August 29th, 2019 8:00 PM

Hulu's Four Weddings and a Funeral series just can't stop the political storylines as the series goes on. Wednesday's episode "Game Night" was all about immigration. The show takes place in Britain, so their immigration issues are a little different than ours, but you'll find that the rhetoric is pretty much the same--and, with American actress Mindy Kaling as co-creator, I'll bet they were counting on hitting two birds with one stone. 

Early in the episode, Conservative MP Andrew Aldridge (Alex Jennings) was about to vote "yes" on an immigration bill that he knew would fail. Maya (Nathalie Emmanuel), his liberal assistant whom he refers to as Che Guevara asked him, "So you just want to be on the wrong side of history for fun?" and he explained that he needed to support it so that people will support for his passion project -- restoring Britain's historic bridges. Of course, she didn't care about his passion project. "For that, you're willing to ruin the lives of thousands of innocent immigrants?" she asked him. He replied: "No, but I'm willing to pretend that I am."



He knew the bill won't pass and this was all just politics, and the show wants to keep Andrew just likable enough, so they put in lines like that. He isn't really conservative. They never go into details on the bill, but I'm willing to bet it wouldn't ruin the lives of thousands of innocent immigrants anyway.

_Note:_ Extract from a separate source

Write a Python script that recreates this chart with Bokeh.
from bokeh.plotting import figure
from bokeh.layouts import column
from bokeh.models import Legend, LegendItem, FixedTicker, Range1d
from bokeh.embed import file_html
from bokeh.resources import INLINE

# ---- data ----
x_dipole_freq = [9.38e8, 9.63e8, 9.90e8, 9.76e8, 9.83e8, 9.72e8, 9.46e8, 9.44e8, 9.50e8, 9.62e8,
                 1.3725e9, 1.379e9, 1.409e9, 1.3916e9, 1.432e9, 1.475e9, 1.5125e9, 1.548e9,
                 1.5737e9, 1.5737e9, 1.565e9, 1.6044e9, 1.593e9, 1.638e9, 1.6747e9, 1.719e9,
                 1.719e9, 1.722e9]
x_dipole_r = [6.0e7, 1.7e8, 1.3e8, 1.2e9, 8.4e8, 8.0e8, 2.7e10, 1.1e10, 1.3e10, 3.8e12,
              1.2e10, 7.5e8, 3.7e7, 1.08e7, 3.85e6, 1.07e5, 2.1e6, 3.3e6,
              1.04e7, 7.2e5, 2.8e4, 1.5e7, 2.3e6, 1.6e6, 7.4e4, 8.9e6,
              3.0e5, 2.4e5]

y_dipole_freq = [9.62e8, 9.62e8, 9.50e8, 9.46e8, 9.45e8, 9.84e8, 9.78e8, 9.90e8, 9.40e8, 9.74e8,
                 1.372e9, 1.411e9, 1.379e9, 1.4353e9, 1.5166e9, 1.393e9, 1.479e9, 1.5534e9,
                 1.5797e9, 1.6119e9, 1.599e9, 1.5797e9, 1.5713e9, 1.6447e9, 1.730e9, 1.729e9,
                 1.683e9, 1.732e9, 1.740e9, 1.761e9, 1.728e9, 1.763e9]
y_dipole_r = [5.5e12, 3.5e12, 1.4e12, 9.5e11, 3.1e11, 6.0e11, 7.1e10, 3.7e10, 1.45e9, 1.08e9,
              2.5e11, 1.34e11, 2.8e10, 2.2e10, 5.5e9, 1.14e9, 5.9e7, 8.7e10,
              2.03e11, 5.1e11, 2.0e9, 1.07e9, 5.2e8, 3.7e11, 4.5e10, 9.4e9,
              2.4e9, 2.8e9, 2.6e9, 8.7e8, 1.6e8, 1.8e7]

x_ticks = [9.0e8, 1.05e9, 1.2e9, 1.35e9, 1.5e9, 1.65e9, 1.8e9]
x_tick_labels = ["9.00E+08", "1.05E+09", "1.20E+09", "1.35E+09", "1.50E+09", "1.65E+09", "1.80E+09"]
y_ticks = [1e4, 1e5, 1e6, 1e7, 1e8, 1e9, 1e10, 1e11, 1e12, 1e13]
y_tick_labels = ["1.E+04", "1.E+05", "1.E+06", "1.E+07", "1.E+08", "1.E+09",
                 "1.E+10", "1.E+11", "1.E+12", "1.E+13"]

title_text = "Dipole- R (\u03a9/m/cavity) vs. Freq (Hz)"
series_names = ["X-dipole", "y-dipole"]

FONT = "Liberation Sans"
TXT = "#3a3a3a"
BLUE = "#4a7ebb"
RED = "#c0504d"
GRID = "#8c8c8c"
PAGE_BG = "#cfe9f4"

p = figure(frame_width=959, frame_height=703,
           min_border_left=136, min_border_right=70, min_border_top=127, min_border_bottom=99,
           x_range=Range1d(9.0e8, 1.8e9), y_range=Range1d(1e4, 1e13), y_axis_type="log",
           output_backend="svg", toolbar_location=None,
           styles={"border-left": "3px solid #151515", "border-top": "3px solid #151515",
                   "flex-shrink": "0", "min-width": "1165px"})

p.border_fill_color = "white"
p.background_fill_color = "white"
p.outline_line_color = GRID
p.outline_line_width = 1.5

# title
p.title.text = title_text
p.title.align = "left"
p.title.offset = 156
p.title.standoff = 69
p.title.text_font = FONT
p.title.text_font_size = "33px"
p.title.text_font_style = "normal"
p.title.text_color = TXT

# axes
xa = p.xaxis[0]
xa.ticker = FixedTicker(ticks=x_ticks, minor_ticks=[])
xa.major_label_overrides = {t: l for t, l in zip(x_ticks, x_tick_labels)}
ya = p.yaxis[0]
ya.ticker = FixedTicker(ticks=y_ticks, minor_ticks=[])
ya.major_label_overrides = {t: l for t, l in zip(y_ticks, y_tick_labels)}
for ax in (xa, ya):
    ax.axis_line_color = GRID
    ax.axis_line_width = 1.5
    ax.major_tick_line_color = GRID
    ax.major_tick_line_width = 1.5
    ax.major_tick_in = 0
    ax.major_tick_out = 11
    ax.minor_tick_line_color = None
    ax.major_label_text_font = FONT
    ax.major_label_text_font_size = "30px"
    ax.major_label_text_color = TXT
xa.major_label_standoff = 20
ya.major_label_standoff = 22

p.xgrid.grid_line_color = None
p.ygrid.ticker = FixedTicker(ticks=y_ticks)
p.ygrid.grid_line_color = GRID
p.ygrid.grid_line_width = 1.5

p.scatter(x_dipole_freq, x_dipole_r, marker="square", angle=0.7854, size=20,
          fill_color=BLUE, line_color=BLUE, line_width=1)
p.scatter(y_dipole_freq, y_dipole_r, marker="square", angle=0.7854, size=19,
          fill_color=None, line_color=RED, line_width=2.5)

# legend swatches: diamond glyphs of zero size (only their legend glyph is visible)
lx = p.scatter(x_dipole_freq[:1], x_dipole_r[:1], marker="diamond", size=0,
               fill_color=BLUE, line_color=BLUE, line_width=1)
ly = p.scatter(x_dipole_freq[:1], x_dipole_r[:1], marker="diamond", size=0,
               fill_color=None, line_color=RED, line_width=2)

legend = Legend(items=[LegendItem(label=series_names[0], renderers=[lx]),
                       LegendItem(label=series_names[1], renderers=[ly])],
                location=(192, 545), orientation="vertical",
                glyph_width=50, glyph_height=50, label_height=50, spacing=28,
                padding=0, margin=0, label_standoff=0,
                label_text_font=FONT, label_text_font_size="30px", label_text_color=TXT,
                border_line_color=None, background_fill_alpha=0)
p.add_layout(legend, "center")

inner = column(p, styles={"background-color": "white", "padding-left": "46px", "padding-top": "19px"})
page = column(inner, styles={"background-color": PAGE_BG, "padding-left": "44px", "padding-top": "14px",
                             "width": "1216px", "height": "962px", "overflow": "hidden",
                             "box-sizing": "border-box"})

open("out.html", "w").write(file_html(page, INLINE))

Later, Andrew took his liberal boyfriend Tony (Nathan Stewart-Jarrret) to a party celebrating a new breed of orchid. This was an event with many other members of Parliament and their significant others, so it's a big deal that Andrew was taking him. Tony used it as an opportunity to make snide remarks about his political agenda. Of course, the other conservative they ran into was basically a caricature, so it wasn't difficult for him to have an opening:




TONY: I know you're nervous about your scandalously handsome boyfriend being here.

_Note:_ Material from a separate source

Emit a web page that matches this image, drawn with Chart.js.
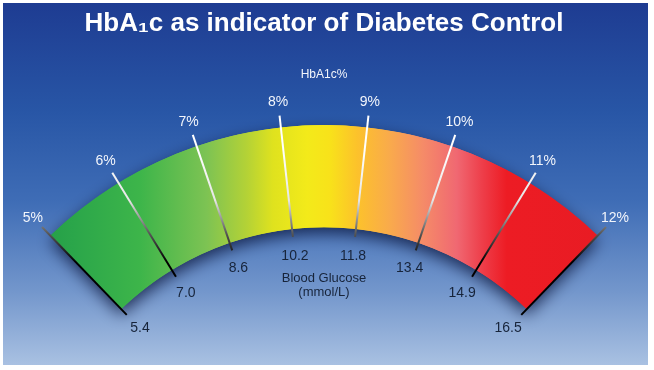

ANDREW: I just want my friends to like you. 

TONY:  What's not to like? I'm a gay man of color who enjoys pointing out class discrimination and hypocrisy.

RUPERT: Andrew, I hoped you'd be here. I wanted to thank you for supporting my immigration bill. You're lucky to be working for such a brave man.

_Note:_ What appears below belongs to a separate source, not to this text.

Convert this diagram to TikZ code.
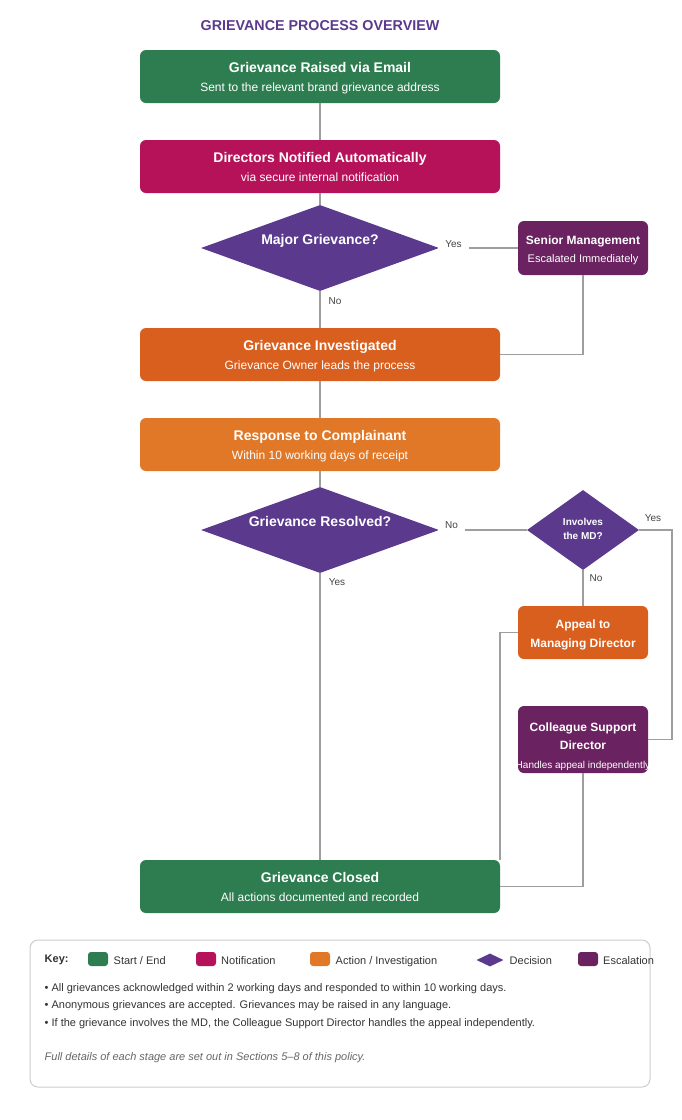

ANDREW: Oh, no, Tony doesn't work for me. He's my date. Rupert Everleigh, this is Tony James, a very talented interior designer. Tony, this is the minister. 

RUPERT: Interior design, eh? Well, what do you think of the Lady Elaine orchid, Tony? Are these hothouse flowers worth all the trouble? 

TONY:  Oh, I love her. Lady Elaine is a high-maintenance girl. I completely relate.

RUPERT: Yes, well I'm just glad they've chosen a native English flower this year and not one of those blasted invasive species like the Japanese knotweed. Don't we have enough foreigners here without having to let their plants in, too?

TONY: How could you say something like that? Well, if you keep out all the foreign plants, where on Earth would they get a good cup of tea, Rupert? We can hardly let a hard border ruin our tea time, now can we?

They didn't let it go there, either. After this, Tony said that he can do a good enough job of fitting into Andrew's world, but didn't think Andrew could fit into his and breaks up with him. Andrew was devastated and showed up at a game night with Tony, Maya, and their group of friends a couple of weeks later in an attempt to prove that he could fit in.

Tony came by Andrew's house later to tell him the real reason for the breakup. "I didn't break up with you because you don't fit into my world. That was just an excuse." he explained. The real reason? "I don't have my papers. You're voting 'yes' on an immigration bill, and I'm one of the people you're voting to keep out." The scene ended there, with Andrew looking introspective, and we will have to see what happens next week. I'm willing to bet he has a "change of heart." 

Does anybody else remember when television shows were just entertainment instead of social commentary?